03 December 2008

Richard Nixon vs. the Professoriat

In recently released tapes we hear the 37th President railing against the intellectuals who declined to endorse his strategies in Vietnam.

On May 17, 1972, Secretary of State Henry Kissinger met “with Ivy League college presidents [. . .] in the aftermath of the President's decision to mine Haiphong harbor and escalate bombing in North Vietnam on May 8, 1972” (Nixon Archives). The following day, Nixon and Kissinger discussed the meeting, in which Nixon said:

The Ivy League presidents? Why, I'll never let those sons-of-b------ in the White House again. Never, never, never. They're finished. The Ivy League schools are finished ... Henry, I would never have had them in. Don't do that again ... They came out against us when it was tough ... Don't ever go to an Ivy League school again, ever. Never, never, never." (MSNBC)

Seven months later, on December 14, he reiterated his contempt for, and suspicion of, academics (as well as other groups):

Never forget," Nixon tells national security adviser Henry Kissinger in a taped Oval Office conversation revealed Tuesday. "The press is the enemy. The establishment is the enemy. The professors are the enemy.

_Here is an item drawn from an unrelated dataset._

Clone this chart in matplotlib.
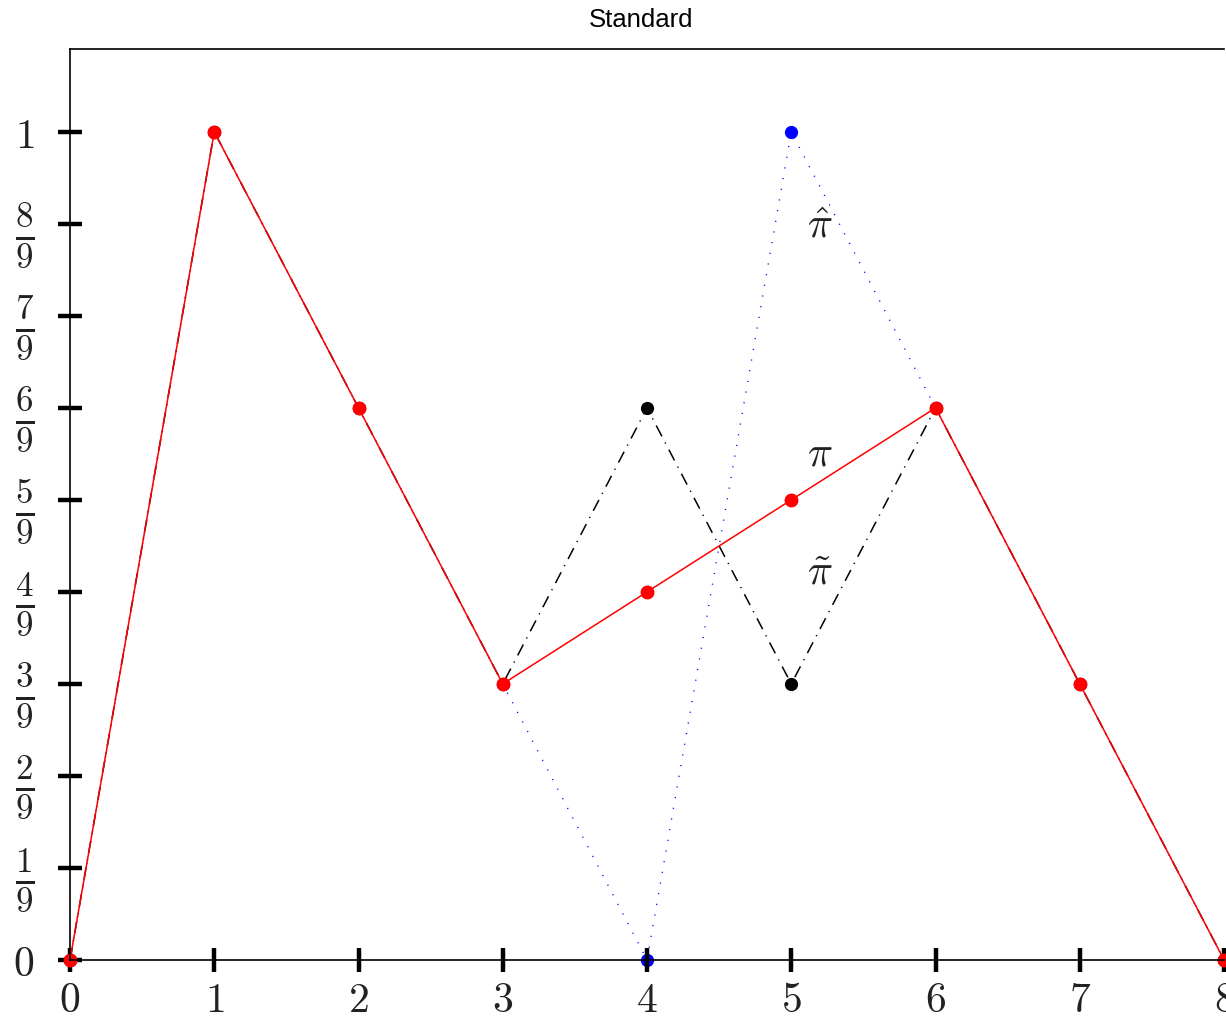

"Professors are the enemy," he repeated. "Write that on a blackboard 100 times and never forget it." (AP).


According to transcripts, when Kissinger points out that he is a professor. When Nixon seems not to notice Kisinger's rebuttal, Kissinger quickly agrees with Nixon about his views on the press” (Nixontapes).

The diktat that “the professors are the enemy,” and distrust of academia (the implication that intellectuals are somehow “unAmerican”), may not have originated with Nixon, but he certainly grounded it within the Republican conscience. Nixon's paranoia manifested in the party ten years later when conservatives began airing their perception that an "adversary culture of intellectuals” existed. In reaction, thinkers such as Irving Kristol emphatically embraced populism, this move, however, as Mark Lilla argues in The Wall Street Journal, might well have led to the death of the Conservative intellectual tradition.